___ Data shown

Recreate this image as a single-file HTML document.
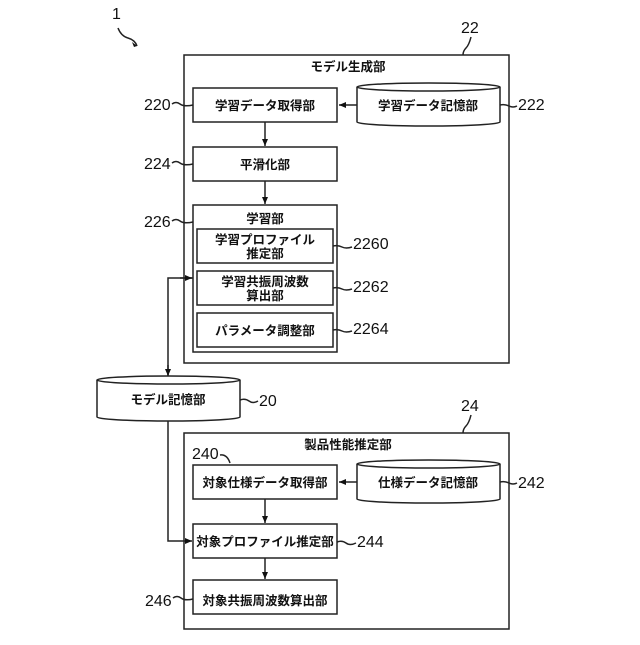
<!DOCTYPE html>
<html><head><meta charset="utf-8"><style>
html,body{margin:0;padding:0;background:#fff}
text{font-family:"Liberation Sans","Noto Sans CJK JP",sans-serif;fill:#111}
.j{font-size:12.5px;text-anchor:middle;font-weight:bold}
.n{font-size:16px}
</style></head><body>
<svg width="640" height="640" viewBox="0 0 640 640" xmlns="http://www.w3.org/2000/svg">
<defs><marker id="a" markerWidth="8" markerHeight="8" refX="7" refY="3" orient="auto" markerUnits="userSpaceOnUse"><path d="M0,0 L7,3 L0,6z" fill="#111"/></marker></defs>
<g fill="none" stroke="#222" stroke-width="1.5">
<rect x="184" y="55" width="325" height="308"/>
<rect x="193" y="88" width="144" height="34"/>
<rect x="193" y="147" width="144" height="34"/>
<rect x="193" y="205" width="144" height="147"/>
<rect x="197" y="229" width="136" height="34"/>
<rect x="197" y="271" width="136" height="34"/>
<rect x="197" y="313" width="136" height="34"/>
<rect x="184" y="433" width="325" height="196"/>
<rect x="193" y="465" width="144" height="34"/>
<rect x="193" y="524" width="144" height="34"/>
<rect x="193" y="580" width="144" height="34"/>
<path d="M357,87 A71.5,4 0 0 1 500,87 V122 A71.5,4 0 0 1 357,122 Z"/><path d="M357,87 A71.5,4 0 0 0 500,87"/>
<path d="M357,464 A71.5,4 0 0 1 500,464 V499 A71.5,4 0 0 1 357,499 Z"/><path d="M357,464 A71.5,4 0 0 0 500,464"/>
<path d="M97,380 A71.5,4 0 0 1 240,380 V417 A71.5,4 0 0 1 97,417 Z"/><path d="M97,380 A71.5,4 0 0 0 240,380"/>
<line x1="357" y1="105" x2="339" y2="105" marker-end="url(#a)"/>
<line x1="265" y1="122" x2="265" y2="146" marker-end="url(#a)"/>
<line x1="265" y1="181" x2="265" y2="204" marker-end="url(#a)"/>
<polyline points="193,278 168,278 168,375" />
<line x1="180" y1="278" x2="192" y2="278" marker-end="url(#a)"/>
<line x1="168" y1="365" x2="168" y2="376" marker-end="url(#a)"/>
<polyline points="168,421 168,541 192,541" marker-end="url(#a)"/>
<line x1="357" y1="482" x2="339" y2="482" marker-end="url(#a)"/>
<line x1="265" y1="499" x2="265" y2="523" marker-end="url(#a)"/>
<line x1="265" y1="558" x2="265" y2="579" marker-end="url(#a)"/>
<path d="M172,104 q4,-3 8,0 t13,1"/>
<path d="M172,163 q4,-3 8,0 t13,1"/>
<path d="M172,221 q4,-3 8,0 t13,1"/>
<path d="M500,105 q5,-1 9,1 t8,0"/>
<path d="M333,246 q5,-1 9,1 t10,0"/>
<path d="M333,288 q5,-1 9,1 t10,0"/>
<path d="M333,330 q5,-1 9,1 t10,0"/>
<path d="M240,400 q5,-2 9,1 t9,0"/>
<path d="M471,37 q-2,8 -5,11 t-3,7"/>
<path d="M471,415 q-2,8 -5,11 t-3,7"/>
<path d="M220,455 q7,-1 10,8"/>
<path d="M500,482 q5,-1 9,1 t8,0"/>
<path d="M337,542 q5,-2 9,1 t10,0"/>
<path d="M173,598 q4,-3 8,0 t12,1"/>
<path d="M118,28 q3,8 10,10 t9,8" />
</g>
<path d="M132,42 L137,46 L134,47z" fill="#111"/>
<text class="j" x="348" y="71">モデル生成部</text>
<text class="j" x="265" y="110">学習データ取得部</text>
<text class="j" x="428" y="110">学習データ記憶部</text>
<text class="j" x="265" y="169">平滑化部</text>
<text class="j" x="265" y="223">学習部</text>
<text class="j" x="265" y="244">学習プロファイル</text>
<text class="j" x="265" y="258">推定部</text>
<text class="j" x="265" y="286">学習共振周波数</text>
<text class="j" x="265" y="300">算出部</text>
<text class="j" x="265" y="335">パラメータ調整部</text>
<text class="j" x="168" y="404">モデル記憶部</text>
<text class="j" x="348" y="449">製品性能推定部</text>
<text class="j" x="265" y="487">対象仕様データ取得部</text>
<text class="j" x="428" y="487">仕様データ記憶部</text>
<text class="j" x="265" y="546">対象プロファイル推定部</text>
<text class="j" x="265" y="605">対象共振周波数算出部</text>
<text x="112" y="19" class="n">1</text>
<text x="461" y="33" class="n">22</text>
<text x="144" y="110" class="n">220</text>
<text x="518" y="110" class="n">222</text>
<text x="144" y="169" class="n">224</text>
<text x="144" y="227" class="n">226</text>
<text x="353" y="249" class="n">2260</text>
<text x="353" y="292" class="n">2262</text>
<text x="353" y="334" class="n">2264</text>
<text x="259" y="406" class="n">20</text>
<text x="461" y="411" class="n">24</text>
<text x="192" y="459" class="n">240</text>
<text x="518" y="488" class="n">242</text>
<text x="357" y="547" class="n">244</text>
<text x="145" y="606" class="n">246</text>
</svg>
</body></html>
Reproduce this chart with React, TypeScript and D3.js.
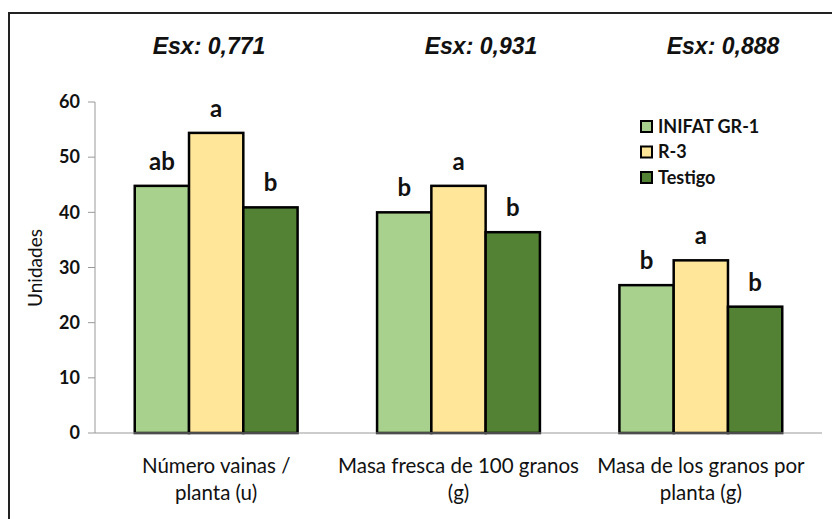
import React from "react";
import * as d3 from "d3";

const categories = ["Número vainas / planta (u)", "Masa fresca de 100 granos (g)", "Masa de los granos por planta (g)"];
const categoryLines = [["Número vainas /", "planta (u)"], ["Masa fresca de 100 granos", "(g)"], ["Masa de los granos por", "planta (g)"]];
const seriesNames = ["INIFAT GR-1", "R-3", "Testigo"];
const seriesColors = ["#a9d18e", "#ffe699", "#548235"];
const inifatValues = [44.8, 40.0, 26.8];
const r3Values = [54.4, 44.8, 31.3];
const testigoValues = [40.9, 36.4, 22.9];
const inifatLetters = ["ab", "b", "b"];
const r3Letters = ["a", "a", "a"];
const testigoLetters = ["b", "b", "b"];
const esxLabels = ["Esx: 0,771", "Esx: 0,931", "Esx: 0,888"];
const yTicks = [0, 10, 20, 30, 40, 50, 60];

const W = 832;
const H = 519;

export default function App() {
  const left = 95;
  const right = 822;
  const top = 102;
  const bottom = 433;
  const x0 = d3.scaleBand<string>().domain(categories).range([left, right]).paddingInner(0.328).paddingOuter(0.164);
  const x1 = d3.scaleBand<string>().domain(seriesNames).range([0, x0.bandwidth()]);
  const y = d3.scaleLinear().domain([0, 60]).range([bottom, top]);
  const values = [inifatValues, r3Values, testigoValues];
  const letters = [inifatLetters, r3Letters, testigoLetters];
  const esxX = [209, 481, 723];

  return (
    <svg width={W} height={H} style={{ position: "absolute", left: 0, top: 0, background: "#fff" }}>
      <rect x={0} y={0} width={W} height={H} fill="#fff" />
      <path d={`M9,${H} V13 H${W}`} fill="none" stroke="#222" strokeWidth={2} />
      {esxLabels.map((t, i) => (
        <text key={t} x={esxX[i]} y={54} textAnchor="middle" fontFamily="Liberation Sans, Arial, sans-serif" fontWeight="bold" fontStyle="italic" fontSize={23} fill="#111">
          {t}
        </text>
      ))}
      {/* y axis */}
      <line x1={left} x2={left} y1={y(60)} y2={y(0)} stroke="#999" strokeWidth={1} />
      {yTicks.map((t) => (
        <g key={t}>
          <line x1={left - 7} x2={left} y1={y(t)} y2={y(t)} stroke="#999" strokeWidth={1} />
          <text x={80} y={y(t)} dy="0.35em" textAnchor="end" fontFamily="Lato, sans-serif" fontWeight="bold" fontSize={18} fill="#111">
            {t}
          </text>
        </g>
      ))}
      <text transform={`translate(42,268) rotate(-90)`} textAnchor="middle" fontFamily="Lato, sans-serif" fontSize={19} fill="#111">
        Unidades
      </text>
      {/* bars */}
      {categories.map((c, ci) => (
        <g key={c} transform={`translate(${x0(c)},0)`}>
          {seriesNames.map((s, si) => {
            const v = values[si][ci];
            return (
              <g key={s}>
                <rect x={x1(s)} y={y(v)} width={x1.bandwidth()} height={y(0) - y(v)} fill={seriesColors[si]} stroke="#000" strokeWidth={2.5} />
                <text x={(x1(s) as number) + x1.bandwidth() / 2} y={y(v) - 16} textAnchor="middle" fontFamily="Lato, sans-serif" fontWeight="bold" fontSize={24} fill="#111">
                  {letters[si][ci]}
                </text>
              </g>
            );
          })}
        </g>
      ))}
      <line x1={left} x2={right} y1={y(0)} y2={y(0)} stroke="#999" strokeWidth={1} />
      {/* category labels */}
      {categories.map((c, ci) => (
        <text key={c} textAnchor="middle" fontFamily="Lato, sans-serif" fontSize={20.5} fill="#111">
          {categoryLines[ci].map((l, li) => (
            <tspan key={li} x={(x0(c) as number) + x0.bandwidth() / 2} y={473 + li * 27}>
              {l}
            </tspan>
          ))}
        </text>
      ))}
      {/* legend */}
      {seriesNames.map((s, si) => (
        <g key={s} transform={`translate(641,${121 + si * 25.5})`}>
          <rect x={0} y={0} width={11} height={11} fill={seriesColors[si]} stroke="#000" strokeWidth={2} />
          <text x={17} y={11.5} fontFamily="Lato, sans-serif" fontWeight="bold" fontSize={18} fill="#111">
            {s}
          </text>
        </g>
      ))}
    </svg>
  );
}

______

What is the number of lines above that contain the string "this"? Answer with the number alone.

2